What is needed - Take the lines of the data below from the very first through the line containing "const order = data.map(d => d.label);" and output them exactly, pictures excluded.
-- Start The records --
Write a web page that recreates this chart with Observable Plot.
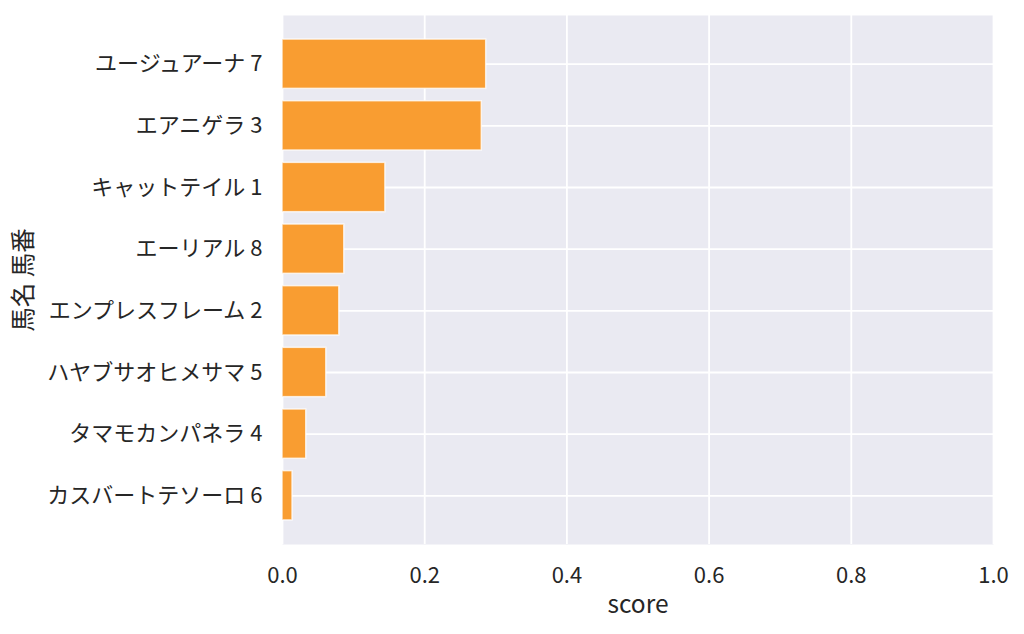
<!DOCTYPE html>
<html>
<head>
<meta charset="utf-8">
<script src="https://cdn.jsdelivr.net/npm/d3@7"></script>
<script src="https://cdn.jsdelivr.net/npm/@observablehq/plot@0.6"></script>
<style>
  html, body { margin: 0; padding: 0; background: #fff; }
  #chart svg { display: block; }
</style>
</head>
<body>
<div id="chart"></div>
<script>
const horseNames = ["ユージュアーナ", "エアニゲラ", "キャットテイル", "エーリアル", "エンプレスフレーム", "ハヤブサオヒメサマ", "タマモカンパネラ", "カスバートテソーロ"];
const horseNumbers = [7, 3, 1, 8, 2, 5, 4, 6];
const scores = [0.2865, 0.2803, 0.1447, 0.0869, 0.0799, 0.0616, 0.0334, 0.0141];
const xTicks = [0, 0.2, 0.4, 0.6, 0.8, 1.0];
const xLabel = "score";
const yLabel = "馬名 馬番";

const data = horseNames.map((n, i) => ({label: `${n} ${horseNumbers[i]}`, score: scores[i]}));
const order = data.map(d => d.label);

const chart = Plot.plot({
  width: 1024,
  height: 634,
  marginTop: 15,
  marginBottom: 90,
  marginLeft: 282,
  marginRight: 31,
  style: {fontFamily: "'Noto Sans CJK JP', 'Noto Sans', sans-serif", fontSize: "22px", color: "#262626", background: "#fff"},
  x: {domain: [0, 1], ticks: xTicks, tickFormat: d3.format(".1f"), label: null},
  y: {domain: order, paddingInner: 0.2, paddingOuter: 0.39, round: false, label: null},
  marks: [
    Plot.frame({fill: "#EAEAF2", stroke: null}),
    Plot.gridX(xTicks, {stroke: "#fff", strokeOpacity: 1, strokeWidth: 1.8}),
    Plot.gridY(order, {stroke: "#fff", strokeOpacity: 1, strokeWidth: 1.8}),
    Plot.barX(data, {x: "score", y: "label", fill: "#F99D31", stroke: "#FFFFFF", strokeOpacity: 0.75, strokeWidth: 1.5}),
    Plot.axisX(xTicks, {tickSize: 0, tickPadding: 23, tickFormat: d3.format(".1f"), label: null, fill: "#262626", fontSize: 22}),
    Plot.axisY(order, {tickSize: 0, tickPadding: 20, label: null, fill: "#262626", fontSize: 22}),
    Plot.text([xLabel], {frameAnchor: "bottom", dy: 61, lineAnchor: "middle", fill: "#262626", fontSize: 24.5}),
    Plot.text([yLabel], {frameAnchor: "left", dx: -258, rotate: -90, lineAnchor: "middle", textAnchor: "middle", fill: "#262626", fontSize: 24.5})
  ]
});
document.getElementById("chart").appendChild(chart);
</script>
</body>
</html>
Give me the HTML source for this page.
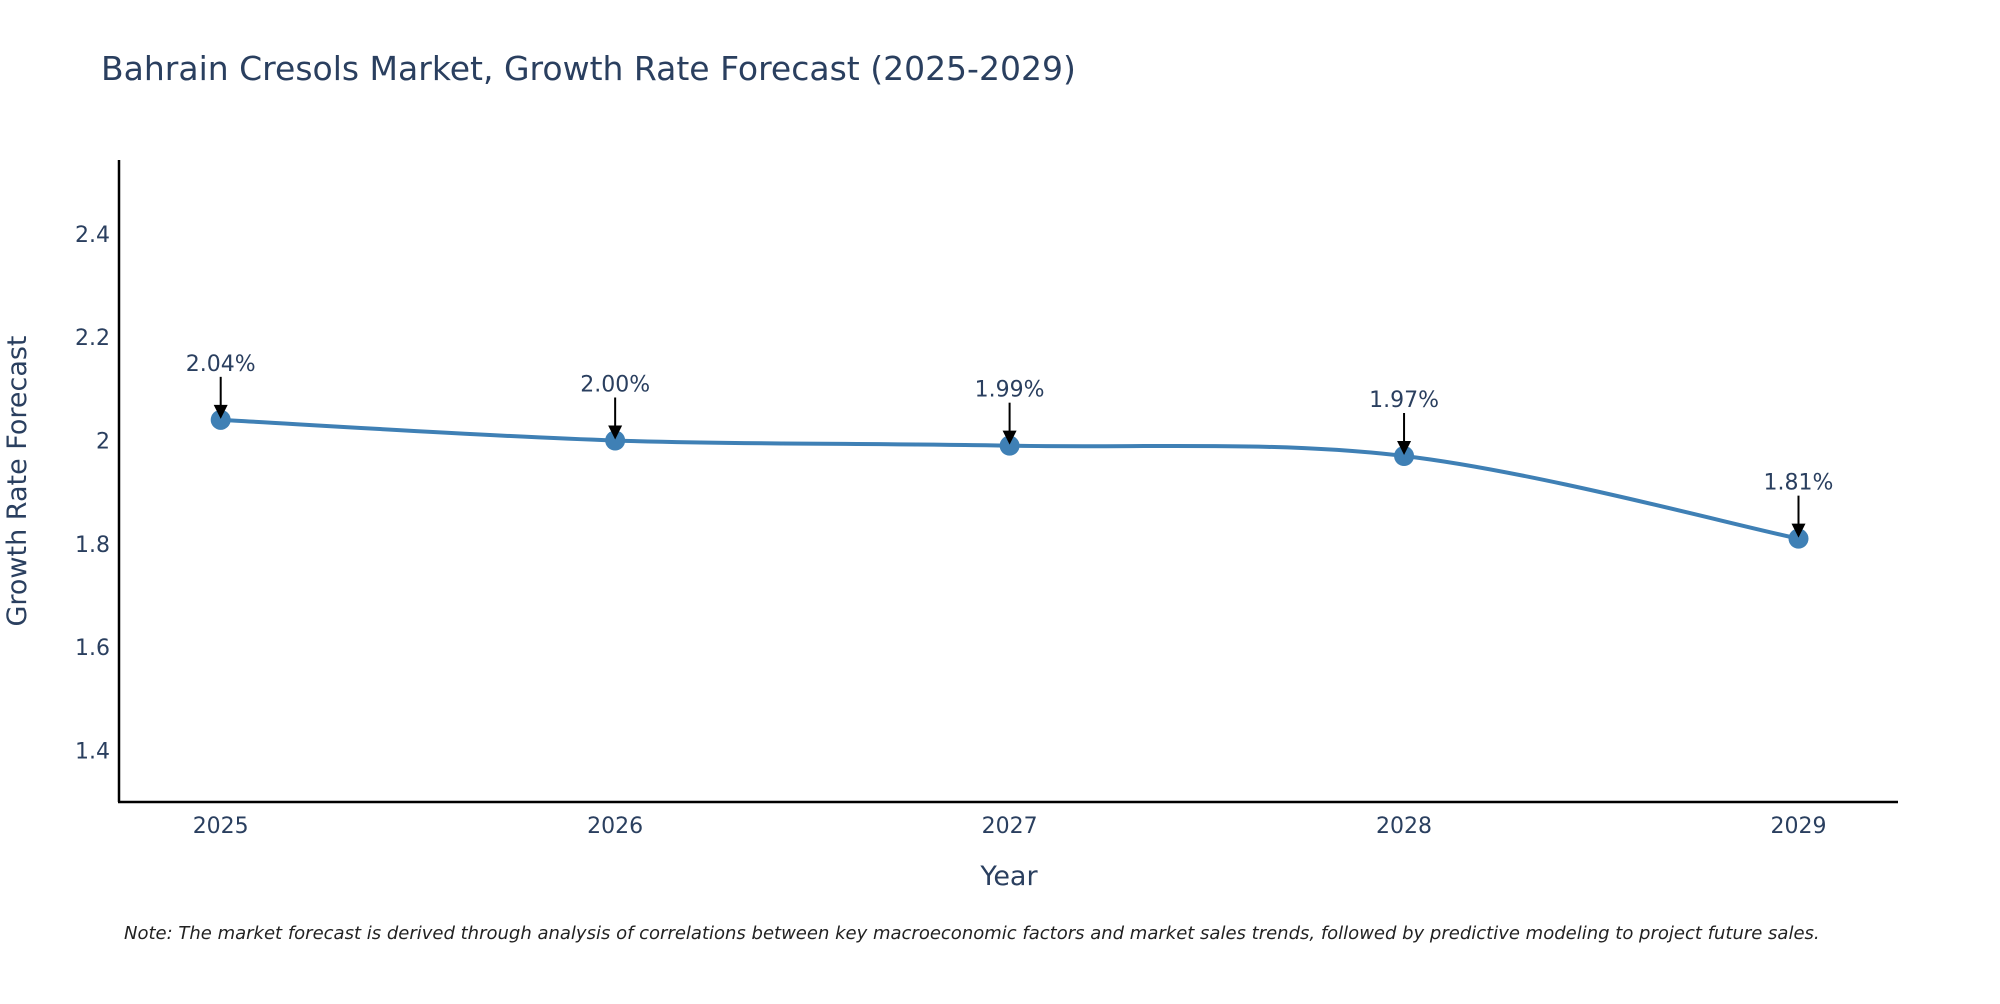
<!DOCTYPE html>
<html><head><meta charset="utf-8"><style>
body{margin:0;width:2000px;height:1000px;overflow:hidden;background:#fff;font-family:"DejaVu Sans","Liberation Sans",sans-serif}
svg text{font-family:"DejaVu Sans","Liberation Sans",sans-serif}
</style></head><body>
<svg width="2000" height="1000" xmlns="http://www.w3.org/2000/svg">
<text x="101" y="80" font-size="33" fill="#2a3f5f">Bahrain Cresols Market, Growth Rate Forecast (2025-2029)</text>
<g id="yt"></g>
<g id="xt"></g>
<line x1="119" y1="160" x2="119" y2="802" stroke="#000" stroke-width="2.5"/>
<line x1="118" y1="802" x2="1898" y2="802" stroke="#000" stroke-width="2.5"/>
<path id="line" fill="none" stroke="#3f80b5" stroke-width="4"/>
<g id="pts"></g>
<g id="ann"></g>
<text x="26" y="481" font-size="27" fill="#2a3f5f" text-anchor="middle" transform="rotate(-90 26 481)">Growth Rate Forecast</text>
<text x="1009" y="885" font-size="27" fill="#2a3f5f" text-anchor="middle">Year</text>
<text x="124" y="939" font-size="18" font-style="italic" fill="#222">Note: The market forecast is derived through analysis of correlations between key macroeconomic factors and market sales trends, followed by predictive modeling to project future sales.</text>
</svg>
<script>
const years=[2025,2026,2027,2028,2029];
const values=[2.04,2.00,1.99,1.97,1.81];
const labels=["2.04%","2.00%","1.99%","1.97%","1.81%"];
const yTicks=[1.4,1.6,1.8,2.0,2.2,2.4];
const yTickLabels=["1.4","1.6","1.8","2","2.2","2.4"];
const NS="http://www.w3.org/2000/svg";
const X=v=>220.7+(v-2025)*394.45;
const Y=v=>440.5-(v-2)*516.5;
function mk(t,a,p){const e=document.createElementNS(NS,t);for(const k in a)e.setAttribute(k,a[k]);p.appendChild(e);return e;}
const yt=document.getElementById('yt');
yTicks.forEach((t,i)=>{const e=mk('text',{x:110,y:Y(t)+8,'font-size':22,fill:'#2a3f5f','text-anchor':'end'},yt);e.textContent=yTickLabels[i];

});
const xt=document.getElementById('xt');
years.forEach(y=>{const e=mk('text',{x:X(y),y:833,'font-size':22,fill:'#2a3f5f','text-anchor':'middle'},xt);e.textContent=y;

});
const P=years.map((y,i)=>[X(y),Y(values[i])]);
let d='M'+P[0][0]+','+P[0][1];const s=1/6;
for(let i=0;i<P.length-1;i++){const p0=P[Math.max(0,i-1)],p1=P[i],p2=P[i+1],p3=P[Math.min(P.length-1,i+2)];
d+=' C'+(p1[0]+(p2[0]-p0[0])*s)+','+(p1[1]+(p2[1]-p0[1])*s)+' '+(p2[0]-(p3[0]-p1[0])*s)+','+(p2[1]-(p3[1]-p1[1])*s)+' '+p2[0]+','+p2[1];}
document.getElementById('line').setAttribute('d',d);
const pts=document.getElementById('pts'),ann=document.getElementById('ann');
P.forEach((p,i)=>{const c=mk('circle',{cx:p[0],cy:p[1],r:10,fill:'#3f80b5'},pts);


const l=mk('line',{x1:p[0],y1:p[1]-43,x2:p[0],y2:p[1]-14,stroke:'#000','stroke-width':2},ann);


const h=mk('polygon',{points:(p[0]-7)+','+(p[1]-15)+' '+(p[0]+7)+','+(p[1]-15)+' '+p[0]+','+(p[1]-1),fill:'#000'},ann);


const t=mk('text',{x:p[0],y:p[1]-49,'font-size':22,fill:'#2a3f5f','text-anchor':'middle'},ann);t.textContent=labels[i];

});
</script>
</body></html>
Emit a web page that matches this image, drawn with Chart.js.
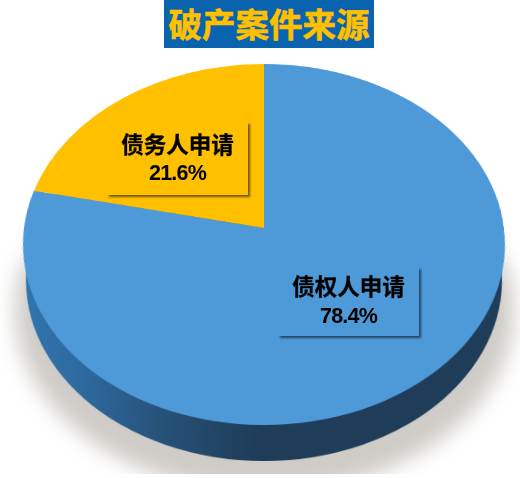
<!DOCTYPE html>
<html lang="zh">
<head>
<meta charset="utf-8">
<title>破产案件来源</title>
<script src="https://cdn.jsdelivr.net/npm/chart.js@4"></script>
<style>
    html, body { margin: 0; background: #fff; }
    #stage { position: relative; width: 520px; height: 478px; overflow: hidden; font-family: "Noto Sans CJK SC", sans-serif; }
    #stage canvas { position: absolute; left: 0; top: 0; transform-origin: 0 0; }
    #shadow-clip { position: absolute; left: 0; top: 0; width: 520px; height: 474px; overflow: hidden; -webkit-mask-image: linear-gradient(to bottom, transparent 225px, #000 270px); mask-image: linear-gradient(to bottom, transparent 225px, #000 270px); }
    #shadow { position: absolute; left: 15px; top: 130px; width: 499px; height: 362px; border-radius: 50%; background: #cfcbc7; filter: blur(10px); }
    #title { position: absolute; left: 164px; top: 0; width: 210px; height: 48px; background: #0a63ae; color: #ffc000; font-size: 33.5px; font-weight: 700; line-height: 46px; text-align: center; white-space: nowrap; -webkit-text-stroke: .6px #ffc000; }
    .label { position: absolute; box-sizing: border-box; box-shadow: 2px 2px 2px rgba(0, 0, 0, .55); color: #000; text-align: center; font-weight: 700; }
    .label .name { position: absolute; left: 0; right: 0; font-size: 22.5px; line-height: 30px; -webkit-text-stroke: .3px #000; }
    .label .pct { position: absolute; left: 0; right: 0; font-family: "Liberation Sans", sans-serif; font-size: 21.5px; letter-spacing: -.8px; line-height: 26px; }
</style>
</head>
<body>
<div id="stage">
    <div id="shadow-clip"><div id="shadow"></div></div>
    <canvas id="wall" width="480" height="480"></canvas>
    <canvas id="pie" width="480" height="480"></canvas>
    <div id="title"></div>
    <div class="label" id="label0" style="left:278px;top:267px;width:141px;height:69px"><div class="name" style="top:3px"></div><div class="pct" style="top:36px"></div></div>
    <div class="label" id="label1" style="left:107px;top:122px;width:141px;height:73px"><div class="name" style="top:6px"></div><div class="pct" style="top:38px"></div></div>
</div>
<script>
const chartTitle = '破产案件来源';
const categories = ['债权人申请', '债务人申请'];
const shares = [78.4, 21.6];
const sliceColors = ['#4e9ad9', '#ffc000'];

// the picture is a tilted pie, so the flat pie gets a perspective matrix
function tilt(chart, centerY, halfWidth) {
    const arc = chart.getDatasetMeta(0).data[0];
    const R = arc.outerRadius, cu = arc.x, cv = arc.y;
    const a = halfWidth, b = 179, k = -0.0914, X0 = 264, Y0 = centerY;
    const m = [
        a / R, 0, 0, 0,
        X0 * k / R, (Y0 * k + b) / R, 0, k / R,
        0, 0, 1, 0,
        X0 - a * cu / R - X0 * k * cv / R, Y0 - (Y0 * k + b) * cv / R, 0, 1 - k * cv / R
    ];
    chart.canvas.style.transform = 'matrix3d(' + m.join(',') + ')';
}

function makePie(id, values, colors) {
    return new Chart(document.getElementById(id), {
        type: 'pie',
        data: { labels: categories.slice(0, values.length), datasets: [{ data: values, backgroundColor: colors, borderWidth: 0 }] },
        options: {
            responsive: false,
            animation: false,
            layout: { padding: 0 },
            plugins: { legend: { display: false }, tooltip: { enabled: false }, title: { display: false } }
        }
    });
}

// side wall, dark blue getting lighter to the left
const wallCtx = document.getElementById('wall').getContext('2d');
const wallFill = wallCtx.createLinearGradient(0, 0, 480, 0);
wallFill.addColorStop(0, '#3174ae');
wallFill.addColorStop(0.12, '#2e6ca2');
wallFill.addColorStop(0.32, '#264f75');
wallFill.addColorStop(0.48, '#1f3d58');
wallFill.addColorStop(1, '#1f3d58');

tilt(makePie('wall', [100], [wallFill]), 264, 237);
tilt(makePie('pie', shares, sliceColors), 228, 240);

document.getElementById('title').textContent = chartTitle;
categories.forEach(function(name, i) {
    const box = document.getElementById('label' + i);
    box.querySelector('.name').textContent = name;
    box.querySelector('.pct').textContent = shares[i].toFixed(1) + '%';
});
</script>
</body>
</html>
-- End The records --
Exercise output -
Write a web page that recreates this chart with Observable Plot.
<!DOCTYPE html>
<html>
<head>
<meta charset="utf-8">
<script src="https://cdn.jsdelivr.net/npm/d3@7"></script>
<script src="https://cdn.jsdelivr.net/npm/@observablehq/plot@0.6"></script>
<style>
  html, body { margin: 0; padding: 0; background: #fff; }
  #chart svg { display: block; }
</style>
</head>
<body>
<div id="chart"></div>
<script>
const horseNames = ["ユージュアーナ", "エアニゲラ", "キャットテイル", "エーリアル", "エンプレスフレーム", "ハヤブサオヒメサマ", "タマモカンパネラ", "カスバートテソーロ"];
const horseNumbers = [7, 3, 1, 8, 2, 5, 4, 6];
const scores = [0.2865, 0.2803, 0.1447, 0.0869, 0.0799, 0.0616, 0.0334, 0.0141];
const xTicks = [0, 0.2, 0.4, 0.6, 0.8, 1.0];
const xLabel = "score";
const yLabel = "馬名 馬番";

const data = horseNames.map((n, i) => ({label: `${n} ${horseNumbers[i]}`, score: scores[i]}));
const order = data.map(d => d.label);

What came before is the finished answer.